Member of the Riksdag
- In office 2010–2022
- Constituency: Halland County

Personal details
- Born: 1 April 1978 (age 48) Västernorrland County
- Party: Sweden Democrats

= Johnny Skalin =

Swedish politician (born 1978)

Hans Johnny Skalin (born April 1, 1978) is a Swedish politician who was a member of the Riksdag for the Sweden Democrats party between 2010 and 2022.

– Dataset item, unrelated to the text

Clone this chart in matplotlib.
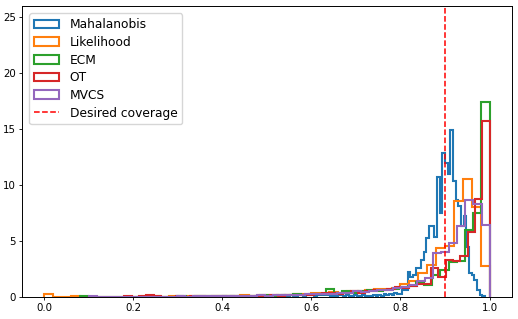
import matplotlib

matplotlib.use("Agg")
import matplotlib.pyplot as plt  # noqa: E402
import numpy as np  # noqa: E402

# coverage histograms (density), heights per bin
# Mahalanobis: 100 bins of width 0.006 on [0.39, 0.99]
maha_edges = np.linspace(0.39, 0.99, 101)
maha_heights = [
    0, 0, 0.1, 0, 0, 0.1, 0, 0, 0, 0.1, 0, 0.1, 0, 0, 0.1, 0.1, 0, 0.1, 0, 0.1,
    0.1, 0.1, 0, 0.1, 0.2, 0.1, 0.1, 0.2, 0.1, 0.1, 0.2, 0.2, 0.1, 0.2, 0.2, 0.2, 0.1, 0.2, 0.2, 0.2,
    0.2, 0.2, 0.1, 0.2, 0.1, 0.2, 0.2, 0.1, 0.2, 0.1, 0.1, 0.2, 0.1, 0.1, 0.2, 0.1, 0.1, 0.1, 0.2, 0.1,
    0.2, 0.1, 0.3, 0.2, 0.3, 0.2, 0.4, 0.3, 0.3, 0.6, 0.6, 2.2, 1.8, 2.0, 2.6, 2.6, 3.3, 4.0, 5.3, 6.3,
    6.3, 5.4, 10.7, 7.5, 12.9, 12.0, 11.0, 14.9, 10.4, 8.7, 8.1, 6.3, 7.2, 4.5, 2.1, 2.0, 1.5, 0.6, 0.2, 0.1,
]

# Likelihood: 50 bins on [0, 1]
lik_edges = np.linspace(0.0, 1.0, 51)
lik_heights = [
    0.25, 0, 0, 0.05, 0, 0.03, 0, 0, 0.03, 0,
    0.03, 0.05, 0.08, 0.03, 0.05, 0.03, 0.05, 0.08, 0.1, 0.08,
    0.1, 0.08, 0.15, 0.1, 0.15, 0.15, 0.2, 0.2, 0.25, 0.3,
    0.35, 0.3, 0.45, 0.4, 0.5, 0.55, 0.6, 0.75, 0.7, 0.8,
    1.2, 1.4, 2.1, 2.9, 4.4, 4.6, 8.6, 10.5, 8.0, 2.8,
]

# ECM: 50 bins on [0.08, 1]
ecm_edges = np.linspace(0.08, 1.0, 51)
ecm_heights = [
    0.05, 0.03, 0, 0, 0, 0, 0, 0.03, 0, 0.03,
    0, 0.03, 0.05, 0.03, 0.05, 0.05, 0.05, 0.1, 0.05, 0.1,
    0.1, 0.1, 0.15, 0.1, 0.15, 0.2, 0.25, 0.2, 0.3, 0.3,
    0.7, 0.4, 0.5, 0.4, 0.5, 0.6, 0.5, 0.6, 0.7, 0.9,
    1.0, 1.3, 1.1, 2.0, 2.4, 3.1, 3.2, 6.0, 7.5, 17.4,
]

# OT: 50 bins on [0.18, 1]
ot_edges = np.linspace(0.18, 1.0, 51)
ot_heights = [
    0.1, 0, 0.05, 0.2, 0.05, 0, 0.03, 0.05, 0.03, 0.05,
    0.05, 0.03, 0.05, 0.08, 0.05, 0.1, 0.08, 0.1, 0.1, 0.1,
    0.15, 0.1, 0.15, 0.15, 0.2, 0.2, 0.3, 0.35, 0.4, 0.3,
    0.4, 0.5, 0.4, 0.5, 0.6, 0.6, 0.7, 0.9, 0.8, 1.0,
    1.2, 1.2, 2.6, 1.8, 3.3, 3.2, 3.7, 5.8, 8.8, 15.7,
]

# MVCS: 50 bins on [0.1, 1]
mvcs_edges = np.linspace(0.1, 1.0, 51)
mvcs_heights = [
    0.05, 0.03, 0, 0, 0, 0.03, 0, 0, 0.03, 0,
    0.03, 0.05, 0.03, 0.05, 0.08, 0.05, 0.1, 0.08, 0.1, 0.08,
    0.1, 0.15, 0.1, 0.15, 0.15, 0.2, 0.2, 0.25, 0.25, 0.3,
    0.3, 0.35, 0.4, 0.5, 0.45, 0.5, 0.6, 0.6, 0.8, 0.9,
    1.1, 1.4, 1.7, 3.9, 4.0, 4.85, 6.3, 8.7, 8.3, 6.4,
]

series = [
    ("Mahalanobis", maha_edges, maha_heights),
    ("Likelihood", lik_edges, lik_heights),
    ("ECM", ecm_edges, ecm_heights),
    ("OT", ot_edges, ot_heights),
    ("MVCS", mvcs_edges, mvcs_heights),
]
DESIRED = 0.9


def main():
    fig = plt.figure(figsize=(5.18, 3.19), dpi=100)
    ax = fig.add_axes([0.0425, 0.069, 0.9455, 0.912])
    for name, edges, h in series:
        ax.hist(edges[:-1], bins=edges, weights=h, histtype="step", lw=1.5, label=name)
    ax.axvline(DESIRED, color="red", ls="--", lw=1.1, label="Desired coverage")
    ax.set_ylim(0, 26)
    ax.set_xticks([0.0, 0.2, 0.4, 0.6, 0.8, 1.0])
    ax.set_yticks([0, 5, 10, 15, 20, 25])
    ax.tick_params(labelsize=7.4, length=2.5, width=0.6, pad=2)
    for s in ax.spines.values():
        s.set_linewidth(0.7)
    ax.legend(loc="upper left", fontsize=8.8, labelspacing=0.38, handletextpad=0.9,
              borderaxespad=0.6)
    fig.savefig("out.png", dpi=100)
    plt.close(fig)


if __name__ == "__main__":
    main()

Skalin was first elected to parliament during the 2010 Swedish general election. He was initially elected to the constituency of Östergötland County but switched to represent Västernorrland County in 2014. He was the SD's temporary economic spokesman after Erik Almqvist resigned from the position following the iron pipe scandal until Sven-Olof Sällström was appointed as a full-time replacement. Skalin also unsuccessfully stood for the SD during the 2014 European Parliament election and was the third candidate on the party's ballot.

In parliament, Skalin is a member of the EU Committee and a deputy in the Riksdag Foreign Affairs Committee.

Skalin has also called for Sweden to drastically cut down on its immigration and asylum seeker intake. Skalin chose not to stand for re-election ahead of the 2022 Swedish general election.

In 2019, Skalin began a relationship with local Swedish Social Democrats politician and employee Nina Burchardt. After publicly announcing the relationship, Burchardt was forced to resign her duties because of the relationship with a Riksdag member from a different party and because of Skalin's association with the Sweden Democrats.